The intergenerational conflict–the reluctance of the old guard to pass on the torch to the young and ambitious breed, is only one of the subplots in a film that’s dense in subtext and rich in characterizations, capturing the flavor of a hot restaurant, where everybody wants to dine, and perhaps more so needs to be seen. One customer observes that celeb-gazing in Gigino (named after Louis’s nickname) has become just as important as eating.

In the course of the night, we meet a bunch of New Yorkers, whose goals are to score, promote their careers, vent steam–and just talk. It turns out that Udo, a handsome womanizer and ambitious restaurateur, has slept with at least three of the employees and patrons that night, and a fourth one is in the works. Single men and women sit at the bar, while being entertained by the bartender and new couples are formed.

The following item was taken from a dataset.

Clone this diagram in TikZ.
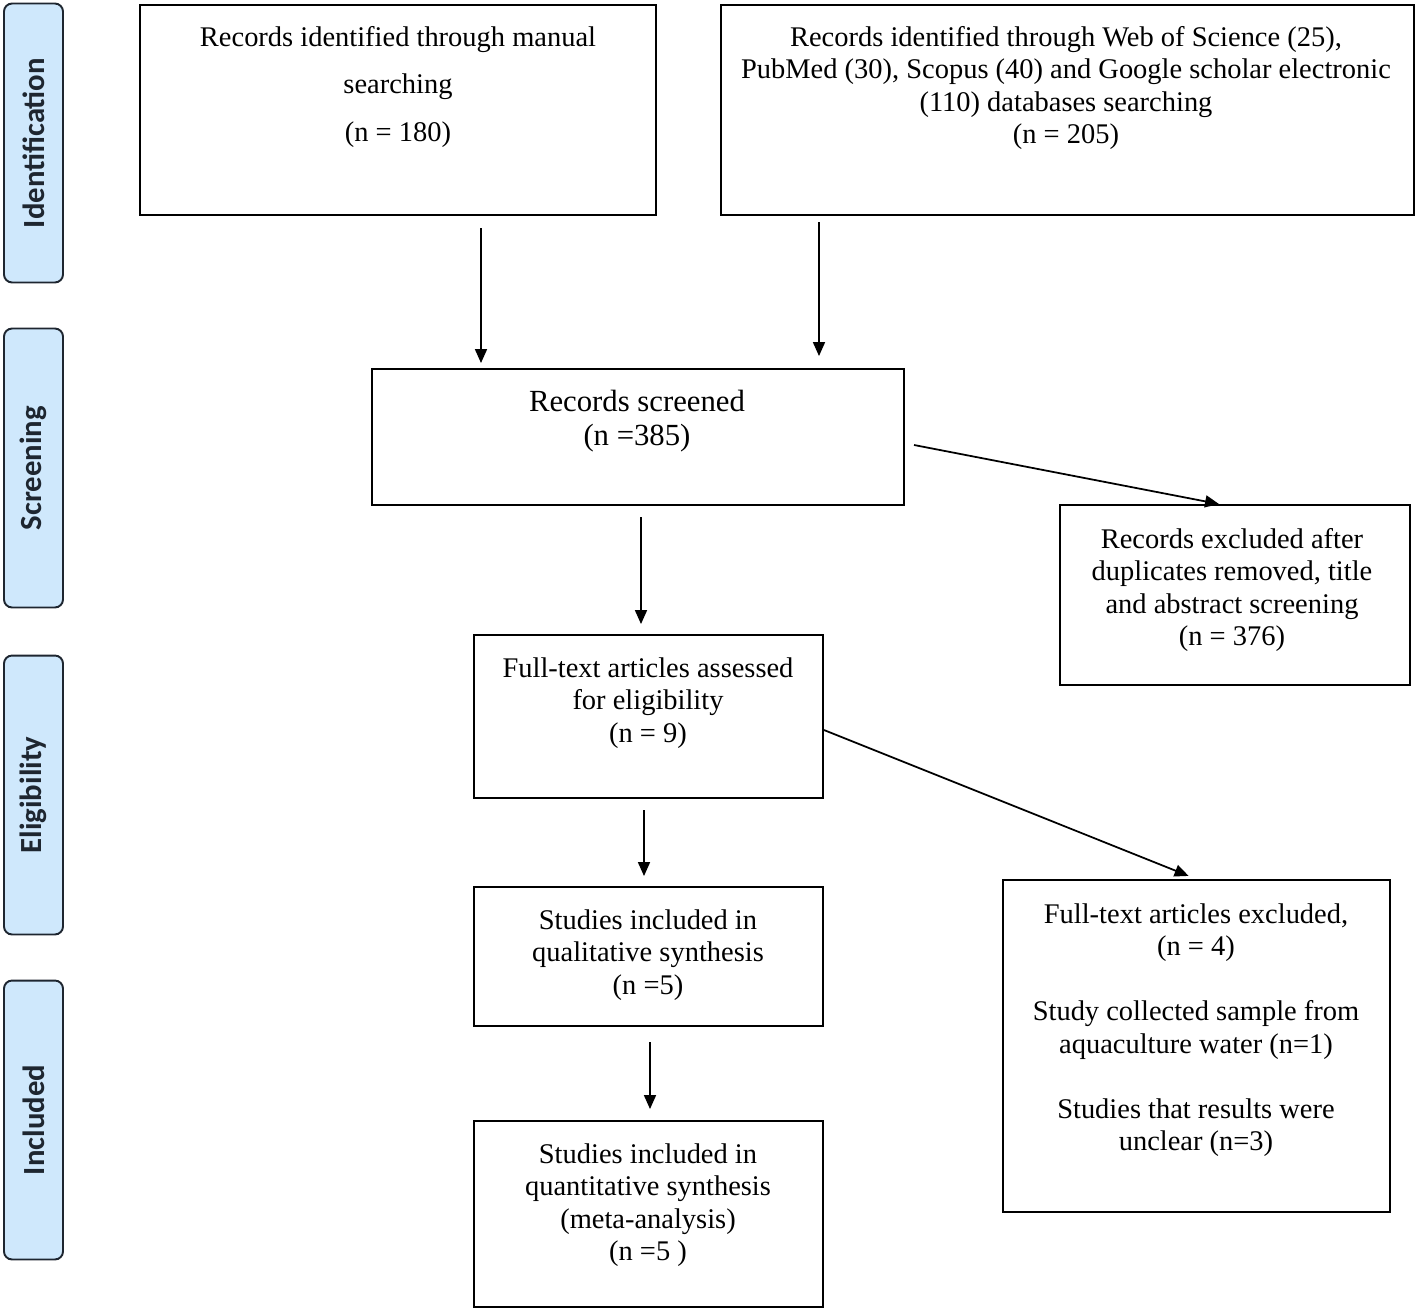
\documentclass[tikz,border=0pt]{standalone}
\usepackage{fontspec}
\setmainfont{Liberation Serif}
\newfontfamily\phasefont{Carlito}
\usetikzlibrary{arrows.meta}

\definecolor{phasefill}{RGB}{207,232,252}
\definecolor{phaseline}{RGB}{30,38,48}

\begin{document}
\begin{tikzpicture}[x=0.02cm, y=-0.02cm,
    box/.style={draw, line width=1.1pt, inner sep=0pt},
    txt/.style={align=center, font=\fontsize{16.2}{18.5}\selectfont},
    phase/.style={draw=phaseline, line width=1.1pt, fill=phasefill, rounded corners=0.16cm,
        rotate=90, minimum width=5.58cm, minimum height=1.18cm,
        font=\phasefont\bfseries\fontsize{17.5}{19}\selectfont, text=phaseline},
    arr/.style={-{Triangle[length=0.28cm, width=0.24cm]}, line width=1pt}]
    \useasboundingbox (0,0) rectangle (1418,1312);

    % phases on the left
    \node[phase] (ident) at (33.5,143) {Identification};
    \node[phase] (scr) at (33.5,468) {Screening};
    \node[phase] (elig) at (33.5,795) {Eligibility};
    \node[phase] (incl) at (33.5,1120) {Included};

    % identification
    \node[box, minimum width=10.32cm, minimum height=4.2cm] (manual) at (398,110) {};
    \node[txt, font=\fontsize{16.2}{27}\selectfont] (manualtxt) at (398,87)
        {Records identified through manual\\ searching\\ (n = 180)};
    \node[box, minimum width=13.86cm, minimum height=4.2cm] (db) at (1067.5,110) {};
    \node[txt] (dbtxt) at (1066,88)
        {Records identified through Web of Science (25),\\
         PubMed (30), Scopus (40) and Google scholar electronic\\
         (110) databases searching\\ (n = 205)};

    % screening
    \node[box, minimum width=10.64cm, minimum height=2.72cm] (screened) at (638,437) {};
    \node[txt, font=\fontsize{17.5}{19}\selectfont] (screenedtxt) at (637,421)
        {Records screened\\ (n =385)};
    \node[box, minimum width=7cm, minimum height=3.6cm] (excl1) at (1235,595) {};
    \node[txt] (excl1txt) at (1232,590)
        {Records excluded after\\ duplicates removed, title\\ and abstract screening\\ (n = 376)};

    % eligibility
    \node[box, minimum width=6.98cm, minimum height=3.26cm] (fulltext) at (648.5,716.5) {};
    \node[txt] (fulltexttxt) at (648,703)
        {Full-text articles assessed\\ for eligibility\\ (n = 9)};
    \node[box, minimum width=7.74cm, minimum height=6.64cm] (excl2) at (1196.5,1046) {};
    \node[txt] (excl2txt) at (1196,1030)
        {Full-text articles excluded,\\ (n = 4)\\[18.5pt]
         Study collected sample from\\ aquaculture water (n=1)\\[18.5pt]
         Studies that results were\\ unclear (n=3)};

    % included
    \node[box, minimum width=6.98cm, minimum height=2.78cm] (qual) at (648.5,956.5) {};
    \node[txt] (qualtxt) at (648,955)
        {Studies included in\\ qualitative synthesis\\ (n =5)};
    \node[box, minimum width=6.98cm, minimum height=3.72cm] (quant) at (648.5,1214) {};
    \node[txt] (quanttxt) at (648,1205)
        {Studies included in\\ quantitative synthesis\\ (meta-analysis)\\ (n =5 )};

    % arrows
    \coordinate (a1) at (481,228);
    \coordinate (a2) at (819,222);
    \coordinate (a3) at (914,445);
    \coordinate (a4) at (641,517);
    \coordinate (a5) at (824,730);
    \coordinate (a6) at (644,810);
    \coordinate (a7) at (650,1042);
    \draw[arr, shorten >=0.1cm] (a1) -- (a1 |- screened.north);
    \draw[arr, shorten >=0.24cm] (a2) -- (a2 |- screened.north);
    \draw[arr] (a3) -- ([xshift=3.2cm]excl1.north west);
    \draw[arr, shorten >=0.2cm] (a4) -- (a4 |- fulltext.north);
    \draw[arr, shorten >=0.17cm] (a5) -- (excl2.north);
    \draw[arr, shorten >=0.2cm] (a6) -- (a6 |- qual.north);
    \draw[arr, shorten >=0.22cm] (a7) -- (a7 |- quant.north);
\end{tikzpicture}
\end{document}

Despite its title, the movie conveys anything but rush or speed. Rather, the need to connect, to tell stories, and to be listened to are far more important. Presiding over the proceedings is Louis, always sitting at the same table, observing the place and its human players, some of whom are grotesque and pretentious, from a distance with a wary, timeworn look. During the course of the evening, his Louis’s changes in dramatic ways, and his exit from the restaurant, which is both literal and symbolic, is one of the most satisfying and well-earned sorties seen in a movie in a long time.

Technically raw (which may be a function of the budget or Giraldi’s deficient skills), the picture is poorly mounted, suffering from abrupt cuts, sometimes in the midst of a sentence, and obvious intercuts between parallel actions. Dinner Rush is one film that screams for the Altman touch, his smooth camera movement, uninterrupted long takes (a la The Player’s beginning), overlapping dialogue, but there are other, significant rewards that compensate for the shortcomings.